Check every line below for the word "React" and show those that hold it.

▶ _Information shown_:
---*---
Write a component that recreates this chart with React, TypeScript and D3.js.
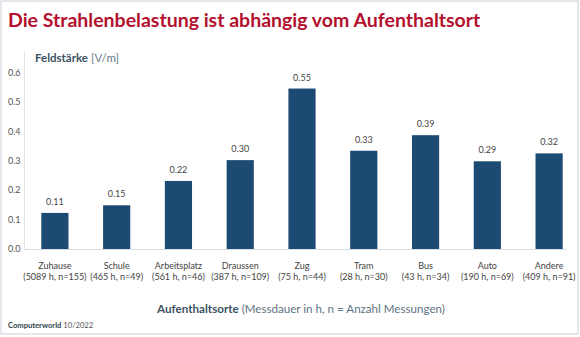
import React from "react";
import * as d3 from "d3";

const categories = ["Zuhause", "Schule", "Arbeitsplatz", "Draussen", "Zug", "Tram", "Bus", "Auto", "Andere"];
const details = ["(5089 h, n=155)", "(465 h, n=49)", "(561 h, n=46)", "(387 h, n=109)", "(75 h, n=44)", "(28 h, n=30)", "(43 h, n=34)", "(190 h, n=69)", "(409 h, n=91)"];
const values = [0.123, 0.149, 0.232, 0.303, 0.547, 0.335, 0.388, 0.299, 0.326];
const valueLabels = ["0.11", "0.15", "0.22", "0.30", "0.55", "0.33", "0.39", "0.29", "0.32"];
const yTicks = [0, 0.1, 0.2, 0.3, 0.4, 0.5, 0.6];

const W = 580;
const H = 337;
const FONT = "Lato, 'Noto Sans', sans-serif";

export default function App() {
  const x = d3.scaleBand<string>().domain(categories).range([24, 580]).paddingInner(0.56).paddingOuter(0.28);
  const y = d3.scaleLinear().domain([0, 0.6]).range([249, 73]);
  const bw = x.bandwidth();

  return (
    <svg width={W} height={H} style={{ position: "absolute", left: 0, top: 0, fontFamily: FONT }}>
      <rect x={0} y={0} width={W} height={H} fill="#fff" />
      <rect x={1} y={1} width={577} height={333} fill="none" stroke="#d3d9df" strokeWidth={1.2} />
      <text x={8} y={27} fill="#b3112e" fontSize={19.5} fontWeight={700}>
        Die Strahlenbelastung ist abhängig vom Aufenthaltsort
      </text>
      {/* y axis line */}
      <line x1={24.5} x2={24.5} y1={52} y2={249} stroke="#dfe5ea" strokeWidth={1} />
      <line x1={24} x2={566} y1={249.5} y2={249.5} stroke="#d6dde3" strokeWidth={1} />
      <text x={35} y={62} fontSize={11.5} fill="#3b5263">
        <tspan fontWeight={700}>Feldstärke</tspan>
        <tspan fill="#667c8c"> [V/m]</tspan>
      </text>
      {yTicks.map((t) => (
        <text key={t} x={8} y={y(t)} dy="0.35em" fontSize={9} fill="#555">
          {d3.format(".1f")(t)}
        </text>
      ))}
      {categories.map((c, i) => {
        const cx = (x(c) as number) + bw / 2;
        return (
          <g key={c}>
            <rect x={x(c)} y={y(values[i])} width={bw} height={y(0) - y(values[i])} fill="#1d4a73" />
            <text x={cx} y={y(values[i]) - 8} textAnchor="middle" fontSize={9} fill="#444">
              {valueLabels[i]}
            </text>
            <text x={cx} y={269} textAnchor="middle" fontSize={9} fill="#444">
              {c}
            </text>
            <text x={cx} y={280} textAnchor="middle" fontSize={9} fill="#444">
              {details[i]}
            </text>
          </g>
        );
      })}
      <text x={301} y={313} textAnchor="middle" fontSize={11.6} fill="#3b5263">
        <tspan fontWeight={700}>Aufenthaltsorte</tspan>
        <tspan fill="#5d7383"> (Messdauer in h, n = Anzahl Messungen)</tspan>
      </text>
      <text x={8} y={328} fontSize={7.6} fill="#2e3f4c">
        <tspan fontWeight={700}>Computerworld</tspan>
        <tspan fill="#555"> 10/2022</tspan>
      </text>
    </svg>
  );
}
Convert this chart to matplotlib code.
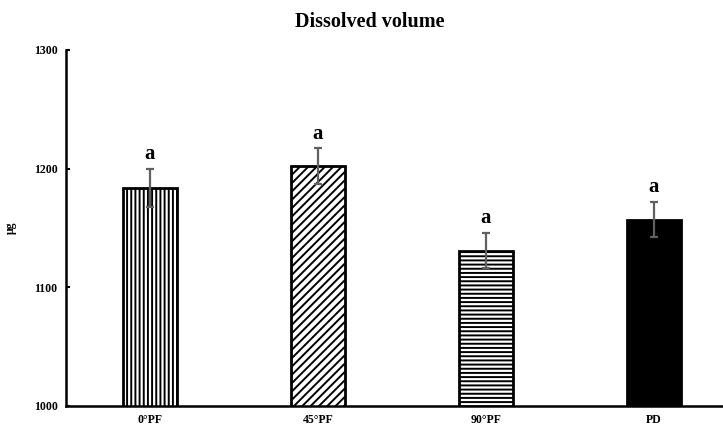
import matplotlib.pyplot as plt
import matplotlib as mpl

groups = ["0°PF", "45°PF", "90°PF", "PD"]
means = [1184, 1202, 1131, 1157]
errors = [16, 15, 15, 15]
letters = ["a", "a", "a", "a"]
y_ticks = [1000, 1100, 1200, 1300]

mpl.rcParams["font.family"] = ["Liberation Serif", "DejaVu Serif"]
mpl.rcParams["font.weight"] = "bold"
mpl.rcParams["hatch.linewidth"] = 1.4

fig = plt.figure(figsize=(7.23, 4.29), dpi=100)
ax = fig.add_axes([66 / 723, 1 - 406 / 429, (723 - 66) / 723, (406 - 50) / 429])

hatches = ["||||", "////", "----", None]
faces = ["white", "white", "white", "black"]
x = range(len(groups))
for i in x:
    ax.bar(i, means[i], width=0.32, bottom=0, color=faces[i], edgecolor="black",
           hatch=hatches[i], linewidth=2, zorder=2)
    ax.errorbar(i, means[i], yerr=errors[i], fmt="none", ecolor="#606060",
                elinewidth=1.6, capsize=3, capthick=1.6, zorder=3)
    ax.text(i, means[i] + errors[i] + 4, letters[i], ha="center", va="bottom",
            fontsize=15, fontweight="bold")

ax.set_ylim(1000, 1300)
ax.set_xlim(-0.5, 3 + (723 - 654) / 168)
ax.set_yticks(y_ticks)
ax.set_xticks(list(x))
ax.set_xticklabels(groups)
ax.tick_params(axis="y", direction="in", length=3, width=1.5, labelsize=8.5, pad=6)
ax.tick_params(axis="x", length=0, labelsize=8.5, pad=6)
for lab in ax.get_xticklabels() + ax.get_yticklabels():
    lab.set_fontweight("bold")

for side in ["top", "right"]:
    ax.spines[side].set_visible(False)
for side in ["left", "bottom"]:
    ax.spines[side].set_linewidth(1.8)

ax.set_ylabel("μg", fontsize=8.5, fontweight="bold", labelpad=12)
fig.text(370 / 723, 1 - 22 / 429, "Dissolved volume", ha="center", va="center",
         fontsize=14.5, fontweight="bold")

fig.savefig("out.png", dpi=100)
---*---
▶ _Exercise answer_:
Write a component that recreates this chart with React, TypeScript and D3.js.
import React from "react";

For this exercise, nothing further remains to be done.